• [Goal]: Transcribe the listing that follows in full, omitting pictures.

• [Material provided]:
------------------------------------
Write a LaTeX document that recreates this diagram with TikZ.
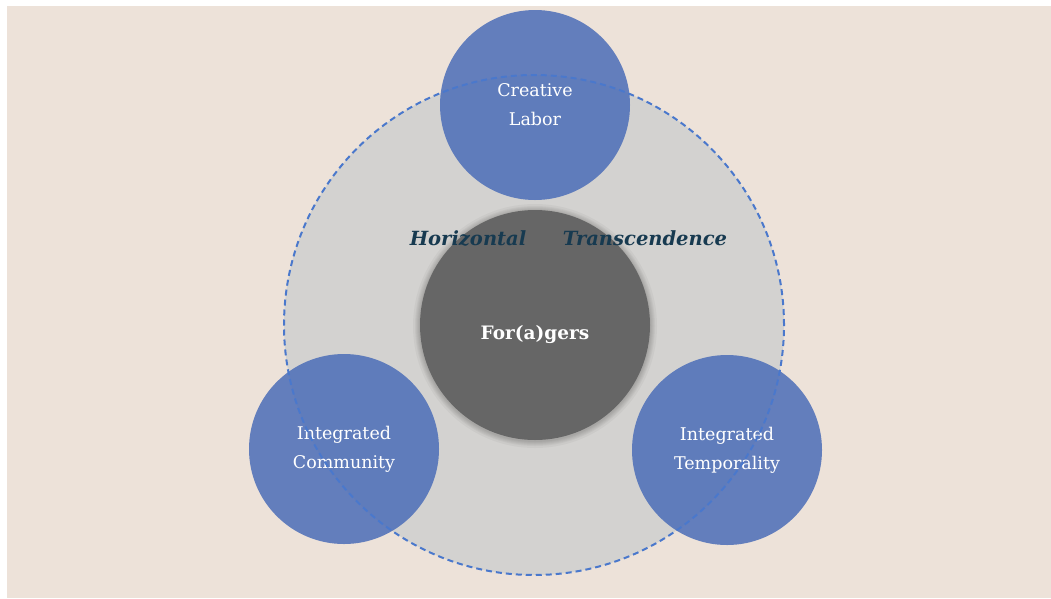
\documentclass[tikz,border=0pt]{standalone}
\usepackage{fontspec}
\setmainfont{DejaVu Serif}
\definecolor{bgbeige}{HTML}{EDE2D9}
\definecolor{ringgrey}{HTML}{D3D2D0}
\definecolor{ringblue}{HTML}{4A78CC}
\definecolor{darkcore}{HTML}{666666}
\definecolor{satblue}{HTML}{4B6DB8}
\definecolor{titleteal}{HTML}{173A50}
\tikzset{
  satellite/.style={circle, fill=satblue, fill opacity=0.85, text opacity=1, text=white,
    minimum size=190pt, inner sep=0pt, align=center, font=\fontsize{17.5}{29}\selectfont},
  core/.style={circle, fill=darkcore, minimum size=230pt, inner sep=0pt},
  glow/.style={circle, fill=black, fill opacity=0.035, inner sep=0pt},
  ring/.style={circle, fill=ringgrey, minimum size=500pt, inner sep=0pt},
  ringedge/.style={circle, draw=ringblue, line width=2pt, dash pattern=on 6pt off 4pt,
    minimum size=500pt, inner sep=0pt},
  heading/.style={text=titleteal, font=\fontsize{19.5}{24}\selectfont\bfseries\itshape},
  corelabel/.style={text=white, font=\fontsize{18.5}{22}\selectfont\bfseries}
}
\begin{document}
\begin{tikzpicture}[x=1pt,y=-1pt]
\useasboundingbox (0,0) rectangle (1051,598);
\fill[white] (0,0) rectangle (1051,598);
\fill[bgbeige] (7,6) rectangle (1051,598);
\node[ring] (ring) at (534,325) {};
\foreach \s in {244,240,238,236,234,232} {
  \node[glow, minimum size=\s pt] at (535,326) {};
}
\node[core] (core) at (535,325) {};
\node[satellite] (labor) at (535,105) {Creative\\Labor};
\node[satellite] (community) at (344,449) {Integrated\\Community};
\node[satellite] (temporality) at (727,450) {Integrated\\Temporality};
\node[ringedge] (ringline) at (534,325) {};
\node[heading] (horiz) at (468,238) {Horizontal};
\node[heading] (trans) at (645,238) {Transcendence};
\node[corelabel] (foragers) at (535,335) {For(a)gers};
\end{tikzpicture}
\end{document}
------------------------------------
• [Finished answer]:
Write a LaTeX document that recreates this diagram with TikZ.
\documentclass[tikz,border=0pt]{standalone}
\usepackage{fontspec}
\setmainfont{DejaVu Serif}
\definecolor{bgbeige}{HTML}{EDE2D9}
\definecolor{ringgrey}{HTML}{D3D2D0}
\definecolor{ringblue}{HTML}{4A78CC}
\definecolor{darkcore}{HTML}{666666}
\definecolor{satblue}{HTML}{4B6DB8}
\definecolor{titleteal}{HTML}{173A50}
\tikzset{
  satellite/.style={circle, fill=satblue, fill opacity=0.85, text opacity=1, text=white,
    minimum size=190pt, inner sep=0pt, align=center, font=\fontsize{17.5}{29}\selectfont},
  core/.style={circle, fill=darkcore, minimum size=230pt, inner sep=0pt},
  glow/.style={circle, fill=black, fill opacity=0.035, inner sep=0pt},
  ring/.style={circle, fill=ringgrey, minimum size=500pt, inner sep=0pt},
  ringedge/.style={circle, draw=ringblue, line width=2pt, dash pattern=on 6pt off 4pt,
    minimum size=500pt, inner sep=0pt},
  heading/.style={text=titleteal, font=\fontsize{19.5}{24}\selectfont\bfseries\itshape},
  corelabel/.style={text=white, font=\fontsize{18.5}{22}\selectfont\bfseries}
}
\begin{document}
\begin{tikzpicture}[x=1pt,y=-1pt]
\useasboundingbox (0,0) rectangle (1051,598);
\fill[white] (0,0) rectangle (1051,598);
\fill[bgbeige] (7,6) rectangle (1051,598);
\node[ring] (ring) at (534,325) {};
\foreach \s in {244,240,238,236,234,232} {
  \node[glow, minimum size=\s pt] at (535,326) {};
}
\node[core] (core) at (535,325) {};
\node[satellite] (labor) at (535,105) {Creative\\Labor};
\node[satellite] (community) at (344,449) {Integrated\\Community};
\node[satellite] (temporality) at (727,450) {Integrated\\Temporality};
\node[ringedge] (ringline) at (534,325) {};
\node[heading] (horiz) at (468,238) {Horizontal};
\node[heading] (trans) at (645,238) {Transcendence};
\node[corelabel] (foragers) at (535,335) {For(a)gers};
\end{tikzpicture}
\end{document}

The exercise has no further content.